WRITTEN TASK
Transcribe the listing exactly, leaving out every picture.

Collection entries
------------
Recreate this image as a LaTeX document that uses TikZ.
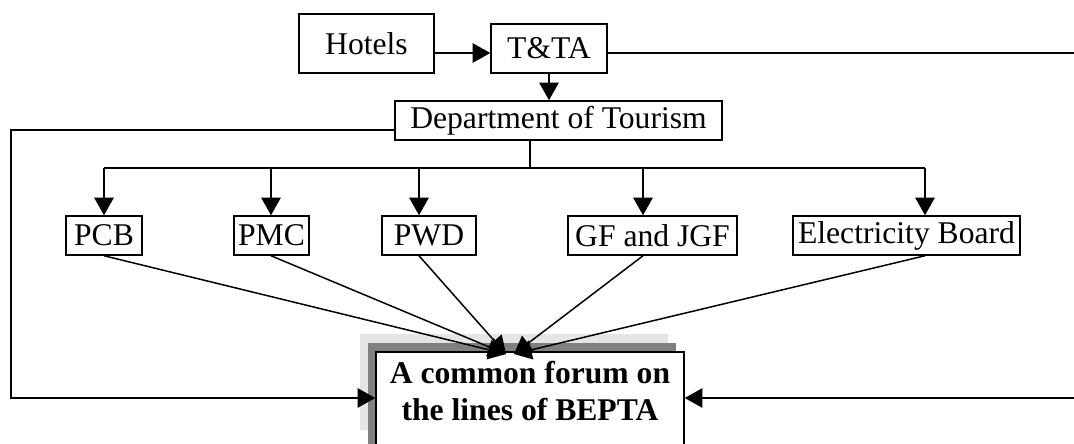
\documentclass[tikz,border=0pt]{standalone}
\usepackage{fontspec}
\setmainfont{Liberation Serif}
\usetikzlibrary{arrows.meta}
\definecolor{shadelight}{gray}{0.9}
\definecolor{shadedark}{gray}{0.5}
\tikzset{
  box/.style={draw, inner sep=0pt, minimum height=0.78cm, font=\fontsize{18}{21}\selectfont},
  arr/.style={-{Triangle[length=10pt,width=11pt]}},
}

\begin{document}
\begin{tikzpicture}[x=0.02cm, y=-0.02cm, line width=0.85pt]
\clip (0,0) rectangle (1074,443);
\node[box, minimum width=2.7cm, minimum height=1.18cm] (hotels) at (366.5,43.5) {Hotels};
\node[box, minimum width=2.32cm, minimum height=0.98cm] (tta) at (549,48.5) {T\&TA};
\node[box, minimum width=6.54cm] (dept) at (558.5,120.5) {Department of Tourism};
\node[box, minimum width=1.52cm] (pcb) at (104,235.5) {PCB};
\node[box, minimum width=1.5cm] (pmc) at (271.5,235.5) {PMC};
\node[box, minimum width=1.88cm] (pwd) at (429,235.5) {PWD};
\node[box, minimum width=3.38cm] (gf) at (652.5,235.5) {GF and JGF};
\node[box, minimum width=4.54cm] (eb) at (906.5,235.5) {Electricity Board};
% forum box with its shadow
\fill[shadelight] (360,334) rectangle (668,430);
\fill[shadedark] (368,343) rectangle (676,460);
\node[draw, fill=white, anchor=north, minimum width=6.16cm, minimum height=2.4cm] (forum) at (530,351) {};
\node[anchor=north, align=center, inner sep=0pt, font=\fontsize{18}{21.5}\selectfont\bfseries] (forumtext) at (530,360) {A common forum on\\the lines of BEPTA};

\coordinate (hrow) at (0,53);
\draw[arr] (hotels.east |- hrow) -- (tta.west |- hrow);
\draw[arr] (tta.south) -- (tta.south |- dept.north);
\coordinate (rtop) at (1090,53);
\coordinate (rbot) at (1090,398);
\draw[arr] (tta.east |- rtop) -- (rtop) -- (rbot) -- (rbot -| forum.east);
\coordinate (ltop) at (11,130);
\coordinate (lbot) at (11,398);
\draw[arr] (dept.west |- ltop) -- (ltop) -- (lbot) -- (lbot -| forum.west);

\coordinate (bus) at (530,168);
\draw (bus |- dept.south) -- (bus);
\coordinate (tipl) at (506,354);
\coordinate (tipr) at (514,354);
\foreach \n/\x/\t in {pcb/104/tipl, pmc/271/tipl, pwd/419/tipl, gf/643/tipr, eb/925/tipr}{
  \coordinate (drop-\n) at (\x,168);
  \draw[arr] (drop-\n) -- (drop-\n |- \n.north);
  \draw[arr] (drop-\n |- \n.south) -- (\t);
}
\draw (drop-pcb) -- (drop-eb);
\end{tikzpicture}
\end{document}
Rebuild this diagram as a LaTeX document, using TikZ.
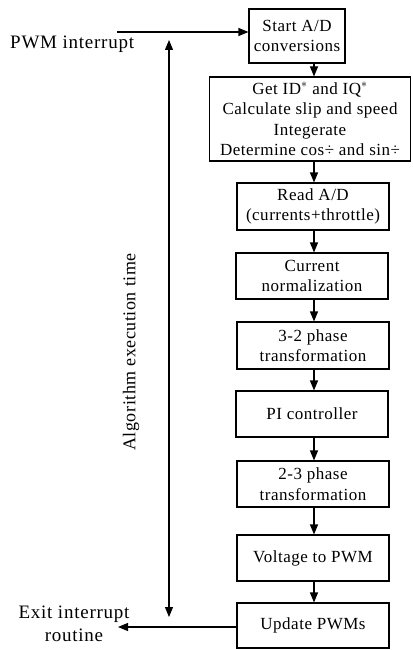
------------
ANSWER TO THE PROBLEM
Recreate this image as a LaTeX document that uses TikZ.
\documentclass[tikz,border=0pt]{standalone}
\usepackage{fontspec}
\setmainfont{Liberation Serif}
\usetikzlibrary{arrows.meta}
\definecolor{shadelight}{gray}{0.9}
\definecolor{shadedark}{gray}{0.5}
\tikzset{
  box/.style={draw, inner sep=0pt, minimum height=0.78cm, font=\fontsize{18}{21}\selectfont},
  arr/.style={-{Triangle[length=10pt,width=11pt]}},
}

\begin{document}
\begin{tikzpicture}[x=0.02cm, y=-0.02cm, line width=0.85pt]
\clip (0,0) rectangle (1074,443);
\node[box, minimum width=2.7cm, minimum height=1.18cm] (hotels) at (366.5,43.5) {Hotels};
\node[box, minimum width=2.32cm, minimum height=0.98cm] (tta) at (549,48.5) {T\&TA};
\node[box, minimum width=6.54cm] (dept) at (558.5,120.5) {Department of Tourism};
\node[box, minimum width=1.52cm] (pcb) at (104,235.5) {PCB};
\node[box, minimum width=1.5cm] (pmc) at (271.5,235.5) {PMC};
\node[box, minimum width=1.88cm] (pwd) at (429,235.5) {PWD};
\node[box, minimum width=3.38cm] (gf) at (652.5,235.5) {GF and JGF};
\node[box, minimum width=4.54cm] (eb) at (906.5,235.5) {Electricity Board};
% forum box with its shadow
\fill[shadelight] (360,334) rectangle (668,430);
\fill[shadedark] (368,343) rectangle (676,460);
\node[draw, fill=white, anchor=north, minimum width=6.16cm, minimum height=2.4cm] (forum) at (530,351) {};
\node[anchor=north, align=center, inner sep=0pt, font=\fontsize{18}{21.5}\selectfont\bfseries] (forumtext) at (530,360) {A common forum on\\the lines of BEPTA};

\coordinate (hrow) at (0,53);
\draw[arr] (hotels.east |- hrow) -- (tta.west |- hrow);
\draw[arr] (tta.south) -- (tta.south |- dept.north);
\coordinate (rtop) at (1090,53);
\coordinate (rbot) at (1090,398);
\draw[arr] (tta.east |- rtop) -- (rtop) -- (rbot) -- (rbot -| forum.east);
\coordinate (ltop) at (11,130);
\coordinate (lbot) at (11,398);
\draw[arr] (dept.west |- ltop) -- (ltop) -- (lbot) -- (lbot -| forum.west);

\coordinate (bus) at (530,168);
\draw (bus |- dept.south) -- (bus);
\coordinate (tipl) at (506,354);
\coordinate (tipr) at (514,354);
\foreach \n/\x/\t in {pcb/104/tipl, pmc/271/tipl, pwd/419/tipl, gf/643/tipr, eb/925/tipr}{
  \coordinate (drop-\n) at (\x,168);
  \draw[arr] (drop-\n) -- (drop-\n |- \n.north);
  \draw[arr] (drop-\n |- \n.south) -- (\t);
}
\draw (drop-pcb) -- (drop-eb);
\end{tikzpicture}
\end{document}
Rebuild this diagram as a LaTeX document, using TikZ.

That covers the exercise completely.